Consider the dynamic optimization problem of dividing a fixed amount of resource over time to maximize the discounted sum of utilities in each period, which can be represented by a simple process of eating a cake over time. (This type of problems is known as cake eating).

Assume that:

The initial size of the cake be \(m_0\)
The cake has to be eaten within \(T=3\) days
The choice is how much cake to eat each day, denoted \(0 \le c_t \le m_t\), where \(m_t\) is the size of the cake in the morning of day \(t\)
Naturally, what is not eaten in period \(t\) is left for the future, so \(m_{t+1}=m_t-c_t\)
Let the utility be additively separable, i.e. the total utility represented by a sum of per-day utilities denoted \(u(c_t)\)
Assume that each day the cake becomes less tasty, so that from the point of view of day \(t\) the utility of eating the cake the next day is discounted by (i.e. multiplied with) a coefficient \(0 < \beta < 1\)

Tasks:

Write down the dynamic optimization problem in the form of Bellman equation
Derive the value function and the policy function in each period starting from the last, i.e. performing by-hand backwards induction, when \(u(c_t)=\log(c_t)\)

Answer

Overall goal is to maximize the discounted expected utility

\[ \sum_{t=1}^T\beta^{t-1}u(c_{t}) \to \max_{\{c_{t}\}_{t=1}^T} \]

The Bellman equation is given by

\[\begin{split} V_t(m_t) = \begin{cases} \max_{0 \le c_t \le m_t} \big( u(c_t) + \beta V(m_t-c_t) \big) &,\text{ if } t<T=3\\ \max_{0 \le c_t \le m_t} u(c_t) &,\text{ if } t=T=3 \end{cases} \end{split}\]

the state space is given by one variable \(m_t\)
the choice space is given by one variable \(c_t\)
the preferences are given by the utility function \(u(c_t)=\log(c_t)\) and the discount factor \(\beta\)
the beliefs are given by the transition rule \(m_{t+1}=m_t-c_t\)

Performing backwards induction by hand:

In the terminal period \(t=T=3\) the problem is

\[ \max_{0 \le c_T \le m_T} \log(c_T), \]

logarithm is continuous, feasible set is a closed interval (closed and bounded), so the solution exists by the Weierrstrass theorem.
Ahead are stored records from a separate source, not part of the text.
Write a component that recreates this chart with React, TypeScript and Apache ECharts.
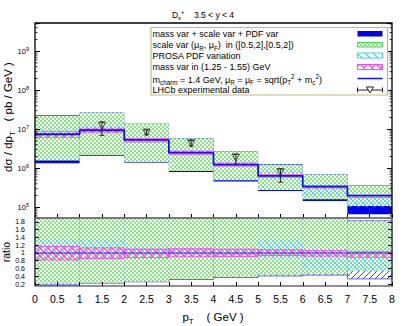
import React, { useEffect, useRef } from 'react';
import * as echarts from 'echarts';

// ---------------- data ----------------
const binLo = [0, 1, 2, 3, 4, 5, 6, 7];
const binHi = [1, 2, 3, 4, 5, 6, 7, 8];
const central = [7.45e6, 9.42e6, 5.32e6, 2.51e6, 1.24e6, 6.36e5, 3.37e5, 1.98e5];
const scaleHi = [2.23e7, 2.67e7, 1.37e7, 5.87e6, 2.73e6, 1.24e6, 7.0e5, 3.58e5];
const scaleLo = [1.57e6, 2.19e6, 1.43e6, 8.5e5, 4.92e5, 2.78e5, 1.6e5, 1.08e5];
const totalHi = [2.28e7, 2.7e7, 1.39e7, 5.95e6, 2.77e6, 1.29e6, 7.1e5, 3.62e5];
const totalLo = [1.34e6, 2.1e6, 1.38e6, 8.0e5, 4.6e5, 2.6e5, 1.45e5, 6.6e4];
const pdfHiRatio = [1.36, 1.33, 1.16, 1.12, 1.1, 1.33, 1.1, 1.03];
const pdfLoRatio = [0.9, 0.9, 0.92, 0.92, 0.92, 0.85, 0.58, 0.52];
const massHiRatio = [1.17, 1.13, 1.1, 1.11, 1.1, 1.08, 1.06, 1.03];
const massLoRatio = [0.82, 0.86, 0.88, 0.9, 0.91, 0.93, 0.92, 0.89];
const lhcbPt = [1.5, 2.5, 3.5, 4.5, 5.5];
const lhcbVal = [1.22e7, 8.2e6, 4.37e6, 1.87e6, 7.9e5];
const lhcbLo = [7.0e6, 7.2e6, 3.7e6, 1.27e6, 4.4e5];
const lhcbHi = [1.54e7, 9.6e6, 5.1e6, 2.29e6, 9.6e5];
const ratioTicks = [0.2, 0.4, 0.6, 0.8, 1, 1.2, 1.4, 1.6, 1.8];
const legendLabels = [
  'mass var + scale var + PDF var',
  'scale var (\u03bc{sub|R}, \u03bc{sub|F})\u00a0 in ([0.5,2],[0.5,2])',
  'PROSA PDF variation',
  'mass var in (1.25 - 1.55) GeV',
  'm{sub|charm} = 1.4 GeV, \u03bc{sub|R} = \u03bc{sub|F} = sqrt(p{sub|T}{sup|2} + m{sub|c}{sup|2})',
  'LHCb experimental data',
];
const titleText = 'D{sub|s}{sup|+}\u00a0\u00a0\u00a0 3.5 < y < 4';
const yTitle = 'd\u03c3 / dp{sub|T}\u00a0\u00a0 ( pb / GeV )';
const xTitle = 'p{sub|T}\u00a0\u00a0\u00a0 ( GeV )';
const ratioTitle = 'ratio';

// ---------------- layout ----------------
const W = 407, H = 326;
const FONT = '"Liberation Sans", Arial, Helvetica, sans-serif';
const GL = 35, GR = 392, TT = 23, TB = 218, RB = 286;

function tile(w: number, h: number, body: string) {
  return {
    image: 'data:image/svg+xml;charset=utf-8,' + encodeURIComponent(
      `<svg xmlns="http://www.w3.org/2000/svg" width="${w}" height="${h}">${body}</svg>`),
    repeat: 'repeat', imageWidth: w, imageHeight: h,
  };
}
const greenFill = () => tile(4, 4, '<rect width="4" height="4" fill="#ffffff"/><rect width="2" height="2" fill="#84ec7e"/><rect x="2" y="2" width="2" height="2" fill="#84ec7e"/>');
const cyanFill = () => tile(8, 8, '<path d="M-1,-1 L9,9 M-1,7 L1,9 M7,-1 L9,1" stroke="#38d8f0" stroke-width="1.2" fill="none"/>');
const magFill = () => tile(8, 8, '<path d="M-1,-1 L9,9 M-1,7 L1,9 M7,-1 L9,1 M-1,9 L9,-1 M-1,1 L1,-1 M7,9 L9,7" stroke="#ff3cff" stroke-width="1.1" fill="none"/>');
const blueHatch = () => tile(6, 6, '<path d="M-1,7 L7,-1 M-1,1 L1,-1 M5,7 L7,5" stroke="#3a3aff" stroke-width="1" fill="none"/>');

function bandRender(makeStyle: () => any) {
  return (params: any, api: any) => {
    const a = api.coord([api.value(0), api.value(3)]);
    const b = api.coord([api.value(1), api.value(2)]);
    const cs = params.coordSys;
    const shape = echarts.graphic.clipRectByRect(
      { x: a[0], y: a[1], width: b[0] - a[0], height: b[1] - a[1] },
      { x: cs.x, y: cs.y, width: cs.width, height: cs.height });
    if (!shape) return null;
    return { type: 'rect', shape, style: makeStyle() };
  };
}

function band(xi: number, lo: number[], hi: number[], makeStyle: () => any) {
  return {
    type: 'custom', xAxisIndex: xi, yAxisIndex: xi, silent: true,
    data: binLo.map((x, i) => [x, binHi[i], lo[i], hi[i]]),
    encode: { x: [0, 1], y: [2, 3] },
    renderItem: bandRender(makeStyle),
  };
}

const rich = (base: number) => ({
  sub: { fontSize: base * 0.7, fontFamily: FONT, fill: '#000', lineHeight: base * 0.75, verticalAlign: 'bottom' },
  sup: { fontSize: base * 0.7, fontFamily: FONT, fill: '#000', lineHeight: base * 0.75, verticalAlign: 'top' },
});

function txt(text: string, x: number, y: number, size: number, align = 'left', rotation = 0) {
  return {
    type: 'text', x, y, rotation, z: 110, silent: true,
    style: {
      text, fontSize: size, fontFamily: FONT, fill: '#000', align, verticalAlign: 'middle',
      lineHeight: size * 1.4, rich: rich(size),
    },
  };
}

function buildOption(): any {
  const ratio = (arr: number[]) => arr.map((v, i) => v / central[i]);
  const minorVals: number[][] = [];
  for (let e = 4; e <= 9; e++) for (let m = 2; m <= 9; m++) {
    const v = m * Math.pow(10, e);
    if (v > 5.3e4 && v < 5.3e9) minorVals.push([0, v]);
  }
  const tickStyle = { color: '#000', width: 1 };
  const logAxis = (pos: string, labels: boolean) => ({
    gridIndex: 0, type: 'log', logBase: 10, min: 5.3e4, max: 5.3e9, position: pos, z: 10,
    axisLine: { show: false }, splitLine: { show: false },
    axisTick: { inside: true, length: 5, lineStyle: tickStyle },
    axisLabel: {
      show: labels, margin: 6, fontFamily: FONT,
      formatter: (v: number) => {
        const e = Math.log10(v);
        return Math.abs(e - Math.round(e)) < 1e-6 ? `{b|10}{s|${Math.round(e)}}` : '';
      },
      rich: {
        b: { fontSize: 7.5, lineHeight: 11, fontFamily: FONT, color: '#000' },
        s: { fontSize: 5.5, lineHeight: 6, fontFamily: FONT, color: '#000', verticalAlign: 'top' },
      },
    },
  });
  const ratioAxis = (pos: string, labels: boolean) => ({
    gridIndex: 1, type: 'value', min: 0.15, max: 1.9, position: pos, z: 10,
    axisLine: { show: false }, splitLine: { show: false },
    axisTick: { inside: true, length: 4, lineStyle: tickStyle, customValues: ratioTicks },
    axisLabel: {
      show: labels, customValues: ratioTicks, fontSize: 7, lineHeight: 6, fontFamily: FONT, color: '#000',
      margin: 10, hideOverlap: false, showMinLabel: true, showMaxLabel: true,
    },
  });
  const xAxis = (gi: number, labels: boolean) => ({
    gridIndex: gi, type: 'value', min: 0, max: 8, interval: 0.5, z: 10,
    axisLine: { show: false }, splitLine: { show: false },
    axisTick: { inside: true, length: 4, lineStyle: tickStyle },
    axisLabel: { show: labels, fontSize: 10.5, fontFamily: FONT, color: '#000', margin: 7 },
  });

  const centralStep = [...binLo, 8].map((x, i) => [x, central[Math.min(i, central.length - 1)]]);

  const lx = 357.5, lw = 25;
  const rowY = [34, 45, 56, 67, 79.5, 90];
  const legend: any[] = [
    { type: 'rect', z: 105, silent: true, shape: { x: 151, y: 27.5, width: 236.5, height: 67.5 },
      style: { fill: '#fff', stroke: '#bdbd78', lineWidth: 1.2 } },
    ...legendLabels.map((t, i) => txt(t, 152.5, rowY[i], 9)),
    { type: 'rect', z: 110, shape: { x: lx, y: 31, width: lw, height: 5.5 }, style: { fill: '#0000f0' } },
    { type: 'rect', z: 110, shape: { x: lx, y: 42.5, width: lw, height: 4.5 }, style: { fill: greenFill(), stroke: '#50d850', lineWidth: 1 } },
    { type: 'rect', z: 110, shape: { x: lx, y: 53, width: lw, height: 5 }, style: { fill: cyanFill(), stroke: '#38d8f0', lineWidth: 1 } },
    { type: 'rect', z: 110, shape: { x: lx, y: 64.5, width: lw, height: 5 }, style: { fill: magFill(), stroke: '#ff3cff', lineWidth: 1 } },
    { type: 'line', z: 110, shape: { x1: lx, y1: 78.5, x2: lx + lw, y2: 78.5 }, style: { stroke: '#1010ff', lineWidth: 1.5 } },
    { type: 'line', z: 110, shape: { x1: lx, y1: 90, x2: lx + lw, y2: 90 }, style: { stroke: '#222', lineWidth: 1 } },
    { type: 'line', z: 110, shape: { x1: lx, y1: 87.5, x2: lx, y2: 92.5 }, style: { stroke: '#222', lineWidth: 1 } },
    { type: 'line', z: 110, shape: { x1: lx + lw, y1: 87.5, x2: lx + lw, y2: 92.5 }, style: { stroke: '#222', lineWidth: 1 } },
    { type: 'polygon', z: 111, shape: { points: [[lx + 9, 87], [lx + 16, 87], [lx + 12.5, 93]] }, style: { fill: '#fff', stroke: '#222', lineWidth: 1 } },
  ];

  return {
    animation: false,
    backgroundColor: '#fff',
    grid: [
      { left: GL, top: TT, width: GR - GL, height: TB - TT, outerBoundsMode: 'none' },
      { left: GL, top: TB, width: GR - GL, height: RB - TB, outerBoundsMode: 'none' },
    ],
    xAxis: [xAxis(0, false), xAxis(1, true)],
    yAxis: [logAxis('left', true), ratioAxis('left', true), logAxis('right', false), ratioAxis('right', false)],
    series: [
      band(0, totalLo, totalHi, () => ({ fill: '#0000f0' })),
      band(0, scaleLo, scaleHi, () => ({ fill: greenFill() })),
      band(0, central.map((c, i) => c * pdfLoRatio[i]), central.map((c, i) => c * pdfHiRatio[i]), () => ({ fill: cyanFill() })),
      band(0, central.map((c, i) => c * massLoRatio[i]), central.map((c, i) => c * massHiRatio[i]), () => ({ fill: magFill(), stroke: '#ff3cff', lineWidth: 0.7 })),
      {
        type: 'line', xAxisIndex: 0, yAxisIndex: 0, step: 'end', symbol: 'none', silent: true,
        data: centralStep, lineStyle: { color: '#1010ff', width: 1.8 },
      },
      {
        type: 'custom', xAxisIndex: 0, yAxisIndex: 0, silent: true,
        data: lhcbPt.map((x, i) => [x, lhcbVal[i], lhcbLo[i], lhcbHi[i]]),
        encode: { x: 0, y: [1, 2, 3] },
        renderItem: (params: any, api: any) => {
          const hi = api.coord([api.value(0), api.value(3)]);
          const lo = api.coord([api.value(0), api.value(2)]);
          const st = { stroke: '#222', lineWidth: 1 };
          return {
            type: 'group', children: [
              { type: 'line', shape: { x1: hi[0], y1: hi[1], x2: lo[0], y2: lo[1] }, style: st },
              { type: 'line', shape: { x1: hi[0] - 2.5, y1: hi[1], x2: hi[0] + 2.5, y2: hi[1] }, style: st },
              { type: 'line', shape: { x1: lo[0] - 2.5, y1: lo[1], x2: lo[0] + 2.5, y2: lo[1] }, style: st },
            ],
          };
        },
      },
      {
        type: 'scatter', xAxisIndex: 0, yAxisIndex: 0, silent: true,
        data: lhcbPt.map((x, i) => [x, lhcbVal[i]]),
        symbol: 'triangle', symbolRotate: 180, symbolSize: 7,
        itemStyle: { color: 'rgba(0,0,0,0)', borderColor: '#222', borderWidth: 1 },
      },
      {
        type: 'custom', xAxisIndex: 0, yAxisIndex: 0, silent: true, z: 20,
        data: minorVals, encode: { x: 0, y: 1 },
        renderItem: (params: any, api: any) => {
          const p = api.coord([0, api.value(1)]);
          const cs = params.coordSys;
          const st = { stroke: '#000', lineWidth: 0.8 };
          return {
            type: 'group', children: [
              { type: 'line', shape: { x1: cs.x, y1: p[1], x2: cs.x + 2.5, y2: p[1] }, style: st },
              { type: 'line', shape: { x1: cs.x + cs.width - 2.5, y1: p[1], x2: cs.x + cs.width, y2: p[1] }, style: st },
            ],
          };
        },
      },
      band(1, ratio(totalLo), ratio(totalHi), () => ({ fill: blueHatch(), stroke: '#3a3aff', lineWidth: 0.8 })),
      band(1, ratio(scaleLo), ratio(scaleHi), () => ({ fill: greenFill() })),
      band(1, pdfLoRatio, pdfHiRatio, () => ({ fill: cyanFill() })),
      band(1, massLoRatio, massHiRatio, () => ({ fill: magFill(), stroke: '#ff3cff', lineWidth: 0.9 })),
      {
        type: 'line', xAxisIndex: 1, yAxisIndex: 1, symbol: 'none', silent: true,
        data: [[0, 1], [8, 1]], lineStyle: { color: '#2020ff', width: 1 },
      },
    ],
    graphic: [
      { type: 'polyline', z: 100, silent: true, shape: { points: [[GL, TB], [GL, TT], [GR, TT], [GR, TB]] }, style: { fill: 'none', stroke: '#000', lineWidth: 1.3 } },
      { type: 'rect', z: 100, silent: true, shape: { x: GL, y: TB, width: GR - GL, height: RB - TB }, style: { fill: 'none', stroke: '#222', lineWidth: 1.2 } },
      { type: 'line', z: 101, silent: true, shape: { x1: GL, y1: TB, x2: GR, y2: TB }, style: { stroke: '#7a7a7a', lineWidth: 1.5 } },
      ...legend,
      txt(titleText, 203, 15, 8.5, 'center'),
      txt(yTitle, 8, 117, 11.5, 'center', Math.PI / 2),
      txt(ratioTitle, 6, 252, 10.5, 'center', Math.PI / 2),
      txt(xTitle, 213, 317, 11.5, 'center'),
    ],
  };
}

export default function App() {
  const ref = useRef<HTMLDivElement>(null);
  useEffect(() => {
    document.body.style.margin = '0';
    const chart = echarts.init(ref.current!, null, { renderer: 'svg', width: W, height: H });
    chart.setOption(buildOption());
    return () => chart.dispose();
  }, []);
  return <div ref={ref} style={{ width: W, height: H }} />;
}
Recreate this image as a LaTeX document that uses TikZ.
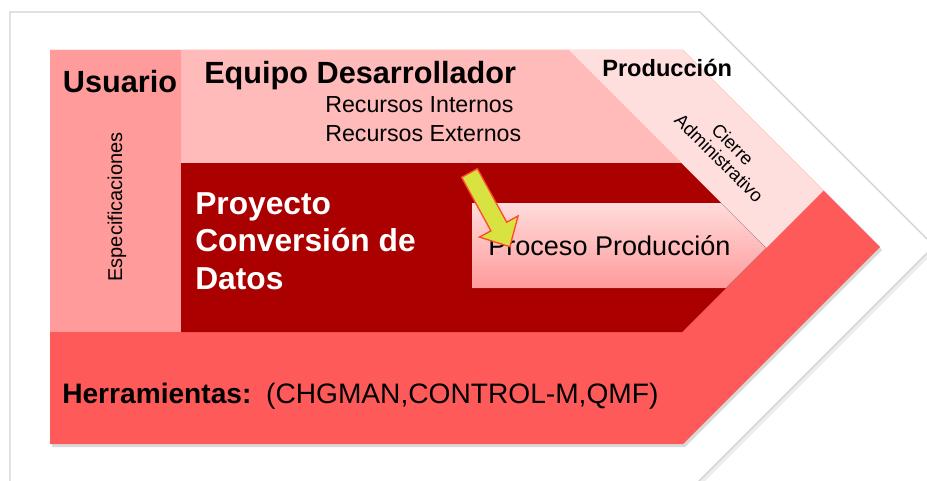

There are no stationary points (FOC \(1/c_T = 0\) does not have solutions), so only have to look at the bondary points. Thus, the solution is given by

\[\begin{split} \begin{array}{l} c_3^\star=m_3 \\ V_3(m_3) = \log(m_3) \end{array} \end{split}\]

In the period \(t=T-1=2\) the optimization problem takes the form

\[ \max_{0 \le c_2 \le m_2} \big( \log(c_2) + \beta \log(m_2 - c_2) \big) \]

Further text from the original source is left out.